◆ **Required task**
Quote verbatim the span of lines that begins the listing below and closes with the line containing "(tougyou.74) -- (seisaku.-111);".

>> Start Raw data

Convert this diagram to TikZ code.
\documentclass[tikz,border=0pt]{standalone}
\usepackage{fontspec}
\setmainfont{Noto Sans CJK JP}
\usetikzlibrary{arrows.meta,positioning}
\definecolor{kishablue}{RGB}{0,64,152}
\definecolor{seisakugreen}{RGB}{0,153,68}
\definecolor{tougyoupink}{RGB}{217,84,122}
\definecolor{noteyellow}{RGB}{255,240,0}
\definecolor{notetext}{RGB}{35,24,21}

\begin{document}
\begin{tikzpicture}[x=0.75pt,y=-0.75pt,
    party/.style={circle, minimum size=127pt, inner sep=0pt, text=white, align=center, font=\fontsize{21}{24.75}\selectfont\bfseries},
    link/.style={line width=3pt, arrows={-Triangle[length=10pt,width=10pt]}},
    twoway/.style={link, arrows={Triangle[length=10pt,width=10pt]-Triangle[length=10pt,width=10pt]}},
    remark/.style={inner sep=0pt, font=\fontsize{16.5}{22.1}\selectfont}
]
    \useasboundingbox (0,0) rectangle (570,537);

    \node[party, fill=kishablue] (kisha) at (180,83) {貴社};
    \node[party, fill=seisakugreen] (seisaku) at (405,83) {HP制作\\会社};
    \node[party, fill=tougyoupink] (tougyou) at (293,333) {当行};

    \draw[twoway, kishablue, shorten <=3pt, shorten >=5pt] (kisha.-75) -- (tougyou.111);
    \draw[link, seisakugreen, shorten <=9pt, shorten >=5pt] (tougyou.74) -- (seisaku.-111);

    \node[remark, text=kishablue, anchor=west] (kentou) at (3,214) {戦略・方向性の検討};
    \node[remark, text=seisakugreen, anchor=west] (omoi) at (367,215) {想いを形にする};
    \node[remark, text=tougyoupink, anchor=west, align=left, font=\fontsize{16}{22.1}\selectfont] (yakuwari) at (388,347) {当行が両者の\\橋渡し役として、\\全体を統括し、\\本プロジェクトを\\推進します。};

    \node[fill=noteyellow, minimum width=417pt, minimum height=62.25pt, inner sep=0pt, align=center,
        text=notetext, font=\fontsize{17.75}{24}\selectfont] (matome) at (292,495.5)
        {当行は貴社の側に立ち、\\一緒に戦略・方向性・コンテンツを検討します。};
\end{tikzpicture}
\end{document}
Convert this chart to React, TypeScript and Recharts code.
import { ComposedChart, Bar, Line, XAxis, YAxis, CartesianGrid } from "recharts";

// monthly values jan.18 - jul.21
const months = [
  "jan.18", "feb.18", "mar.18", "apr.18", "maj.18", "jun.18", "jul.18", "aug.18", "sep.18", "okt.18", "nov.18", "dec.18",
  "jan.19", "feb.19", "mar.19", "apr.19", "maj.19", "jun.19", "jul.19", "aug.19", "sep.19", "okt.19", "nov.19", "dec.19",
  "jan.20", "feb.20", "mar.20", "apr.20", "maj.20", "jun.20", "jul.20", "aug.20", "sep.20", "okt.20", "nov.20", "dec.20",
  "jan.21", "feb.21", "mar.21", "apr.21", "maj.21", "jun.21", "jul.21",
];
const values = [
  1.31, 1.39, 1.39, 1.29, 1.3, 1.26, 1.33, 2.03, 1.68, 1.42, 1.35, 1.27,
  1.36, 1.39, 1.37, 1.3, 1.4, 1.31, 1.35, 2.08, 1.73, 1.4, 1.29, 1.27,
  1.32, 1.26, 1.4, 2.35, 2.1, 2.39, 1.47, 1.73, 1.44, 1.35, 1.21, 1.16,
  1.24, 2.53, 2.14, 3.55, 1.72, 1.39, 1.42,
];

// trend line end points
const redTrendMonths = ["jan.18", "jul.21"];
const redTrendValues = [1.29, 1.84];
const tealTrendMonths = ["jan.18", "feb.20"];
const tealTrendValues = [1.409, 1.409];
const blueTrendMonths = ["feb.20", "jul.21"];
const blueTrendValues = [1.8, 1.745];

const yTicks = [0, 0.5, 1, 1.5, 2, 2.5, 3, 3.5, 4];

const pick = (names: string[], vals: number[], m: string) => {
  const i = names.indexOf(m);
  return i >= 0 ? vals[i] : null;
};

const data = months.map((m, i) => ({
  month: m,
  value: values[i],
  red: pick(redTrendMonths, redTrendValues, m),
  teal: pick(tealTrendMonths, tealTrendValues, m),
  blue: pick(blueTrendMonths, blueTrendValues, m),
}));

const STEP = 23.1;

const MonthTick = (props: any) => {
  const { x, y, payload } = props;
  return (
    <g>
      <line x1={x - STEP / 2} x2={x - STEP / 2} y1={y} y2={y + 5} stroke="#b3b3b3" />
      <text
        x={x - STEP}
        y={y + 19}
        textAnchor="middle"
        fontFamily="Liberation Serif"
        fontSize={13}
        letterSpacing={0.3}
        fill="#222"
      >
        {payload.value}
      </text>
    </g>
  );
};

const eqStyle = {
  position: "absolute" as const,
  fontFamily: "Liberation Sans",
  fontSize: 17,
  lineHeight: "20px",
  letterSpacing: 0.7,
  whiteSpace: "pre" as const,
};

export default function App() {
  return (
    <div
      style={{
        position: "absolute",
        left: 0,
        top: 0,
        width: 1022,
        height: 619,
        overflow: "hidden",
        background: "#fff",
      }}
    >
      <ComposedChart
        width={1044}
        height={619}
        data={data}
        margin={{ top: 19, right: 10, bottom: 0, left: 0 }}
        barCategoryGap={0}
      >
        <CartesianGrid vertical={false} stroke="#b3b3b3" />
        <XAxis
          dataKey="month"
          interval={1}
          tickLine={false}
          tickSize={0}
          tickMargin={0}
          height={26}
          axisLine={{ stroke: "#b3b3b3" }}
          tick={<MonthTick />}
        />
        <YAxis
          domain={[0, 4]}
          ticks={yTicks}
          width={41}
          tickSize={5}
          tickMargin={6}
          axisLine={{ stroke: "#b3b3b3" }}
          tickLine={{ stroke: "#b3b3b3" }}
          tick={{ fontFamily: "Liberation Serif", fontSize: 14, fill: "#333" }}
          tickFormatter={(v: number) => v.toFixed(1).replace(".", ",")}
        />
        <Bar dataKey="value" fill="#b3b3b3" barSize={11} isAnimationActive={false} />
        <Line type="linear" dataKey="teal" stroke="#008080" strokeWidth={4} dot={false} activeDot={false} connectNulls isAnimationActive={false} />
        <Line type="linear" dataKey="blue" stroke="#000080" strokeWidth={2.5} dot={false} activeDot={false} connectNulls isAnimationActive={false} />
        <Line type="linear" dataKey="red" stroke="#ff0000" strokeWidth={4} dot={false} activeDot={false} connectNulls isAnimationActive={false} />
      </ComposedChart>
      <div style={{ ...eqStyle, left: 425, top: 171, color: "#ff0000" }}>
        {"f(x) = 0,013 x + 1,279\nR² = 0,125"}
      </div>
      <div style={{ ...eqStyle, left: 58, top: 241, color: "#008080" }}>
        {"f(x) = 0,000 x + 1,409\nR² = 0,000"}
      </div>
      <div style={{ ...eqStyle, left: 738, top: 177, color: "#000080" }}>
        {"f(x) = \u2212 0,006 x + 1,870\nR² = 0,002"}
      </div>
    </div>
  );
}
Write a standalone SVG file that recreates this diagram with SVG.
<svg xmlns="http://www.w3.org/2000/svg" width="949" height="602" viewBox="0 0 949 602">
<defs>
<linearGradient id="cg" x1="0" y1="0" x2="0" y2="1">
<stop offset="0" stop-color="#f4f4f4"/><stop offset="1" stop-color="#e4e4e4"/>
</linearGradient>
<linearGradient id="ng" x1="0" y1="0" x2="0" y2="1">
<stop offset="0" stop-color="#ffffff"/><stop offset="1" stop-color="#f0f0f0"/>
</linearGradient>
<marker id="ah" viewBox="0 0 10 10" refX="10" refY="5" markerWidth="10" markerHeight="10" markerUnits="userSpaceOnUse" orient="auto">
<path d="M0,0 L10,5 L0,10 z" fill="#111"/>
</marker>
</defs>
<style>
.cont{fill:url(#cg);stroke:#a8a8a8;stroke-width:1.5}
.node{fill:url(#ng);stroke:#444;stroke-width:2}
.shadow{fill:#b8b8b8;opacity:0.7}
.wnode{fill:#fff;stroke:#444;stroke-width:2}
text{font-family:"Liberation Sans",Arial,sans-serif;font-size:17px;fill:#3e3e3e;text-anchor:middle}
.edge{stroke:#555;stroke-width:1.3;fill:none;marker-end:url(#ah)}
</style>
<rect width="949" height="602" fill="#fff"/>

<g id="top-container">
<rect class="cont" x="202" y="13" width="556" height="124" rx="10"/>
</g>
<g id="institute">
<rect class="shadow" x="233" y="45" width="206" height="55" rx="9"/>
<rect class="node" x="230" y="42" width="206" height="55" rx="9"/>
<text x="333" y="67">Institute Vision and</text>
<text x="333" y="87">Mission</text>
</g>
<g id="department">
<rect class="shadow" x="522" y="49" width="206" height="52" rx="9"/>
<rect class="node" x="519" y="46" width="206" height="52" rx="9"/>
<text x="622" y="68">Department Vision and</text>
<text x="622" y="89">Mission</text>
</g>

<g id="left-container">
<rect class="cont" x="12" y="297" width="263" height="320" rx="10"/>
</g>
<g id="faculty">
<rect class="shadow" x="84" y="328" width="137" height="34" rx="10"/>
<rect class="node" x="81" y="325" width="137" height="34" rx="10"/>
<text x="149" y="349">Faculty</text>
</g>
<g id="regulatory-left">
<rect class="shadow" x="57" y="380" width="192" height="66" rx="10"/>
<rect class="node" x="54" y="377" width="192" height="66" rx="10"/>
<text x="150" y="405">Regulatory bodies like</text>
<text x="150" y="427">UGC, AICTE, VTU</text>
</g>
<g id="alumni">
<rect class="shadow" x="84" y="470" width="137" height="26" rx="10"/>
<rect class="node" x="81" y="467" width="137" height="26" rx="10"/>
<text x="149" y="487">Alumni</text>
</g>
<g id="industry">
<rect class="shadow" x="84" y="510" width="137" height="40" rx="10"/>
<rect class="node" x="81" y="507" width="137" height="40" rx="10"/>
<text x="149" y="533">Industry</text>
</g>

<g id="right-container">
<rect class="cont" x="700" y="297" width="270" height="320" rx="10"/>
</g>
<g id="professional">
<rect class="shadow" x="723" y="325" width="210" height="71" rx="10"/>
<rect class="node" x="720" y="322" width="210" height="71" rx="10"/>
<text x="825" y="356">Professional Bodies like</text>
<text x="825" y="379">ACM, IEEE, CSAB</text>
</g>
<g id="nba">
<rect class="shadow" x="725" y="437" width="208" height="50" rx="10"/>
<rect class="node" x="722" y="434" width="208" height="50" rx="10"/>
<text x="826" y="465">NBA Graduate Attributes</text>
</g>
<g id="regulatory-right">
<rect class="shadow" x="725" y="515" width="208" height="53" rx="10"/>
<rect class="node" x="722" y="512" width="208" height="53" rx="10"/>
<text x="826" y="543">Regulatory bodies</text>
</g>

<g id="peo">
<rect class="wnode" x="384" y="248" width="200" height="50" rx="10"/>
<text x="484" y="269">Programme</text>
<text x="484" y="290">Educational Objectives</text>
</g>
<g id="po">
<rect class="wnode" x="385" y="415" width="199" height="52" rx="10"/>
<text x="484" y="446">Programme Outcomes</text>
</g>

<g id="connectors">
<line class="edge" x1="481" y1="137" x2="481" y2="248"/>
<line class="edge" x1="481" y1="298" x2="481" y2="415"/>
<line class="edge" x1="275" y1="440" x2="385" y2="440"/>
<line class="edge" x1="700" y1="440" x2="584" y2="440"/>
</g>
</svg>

>> End Raw data

◆ **Task response**
Convert this diagram to TikZ code.
\documentclass[tikz,border=0pt]{standalone}
\usepackage{fontspec}
\setmainfont{Noto Sans CJK JP}
\usetikzlibrary{arrows.meta,positioning}
\definecolor{kishablue}{RGB}{0,64,152}
\definecolor{seisakugreen}{RGB}{0,153,68}
\definecolor{tougyoupink}{RGB}{217,84,122}
\definecolor{noteyellow}{RGB}{255,240,0}
\definecolor{notetext}{RGB}{35,24,21}

\begin{document}
\begin{tikzpicture}[x=0.75pt,y=-0.75pt,
    party/.style={circle, minimum size=127pt, inner sep=0pt, text=white, align=center, font=\fontsize{21}{24.75}\selectfont\bfseries},
    link/.style={line width=3pt, arrows={-Triangle[length=10pt,width=10pt]}},
    twoway/.style={link, arrows={Triangle[length=10pt,width=10pt]-Triangle[length=10pt,width=10pt]}},
    remark/.style={inner sep=0pt, font=\fontsize{16.5}{22.1}\selectfont}
]
    \useasboundingbox (0,0) rectangle (570,537);

    \node[party, fill=kishablue] (kisha) at (180,83) {貴社};
    \node[party, fill=seisakugreen] (seisaku) at (405,83) {HP制作\\会社};
    \node[party, fill=tougyoupink] (tougyou) at (293,333) {当行};

    \draw[twoway, kishablue, shorten <=3pt, shorten >=5pt] (kisha.-75) -- (tougyou.111);
    \draw[link, seisakugreen, shorten <=9pt, shorten >=5pt] (tougyou.74) -- (seisaku.-111);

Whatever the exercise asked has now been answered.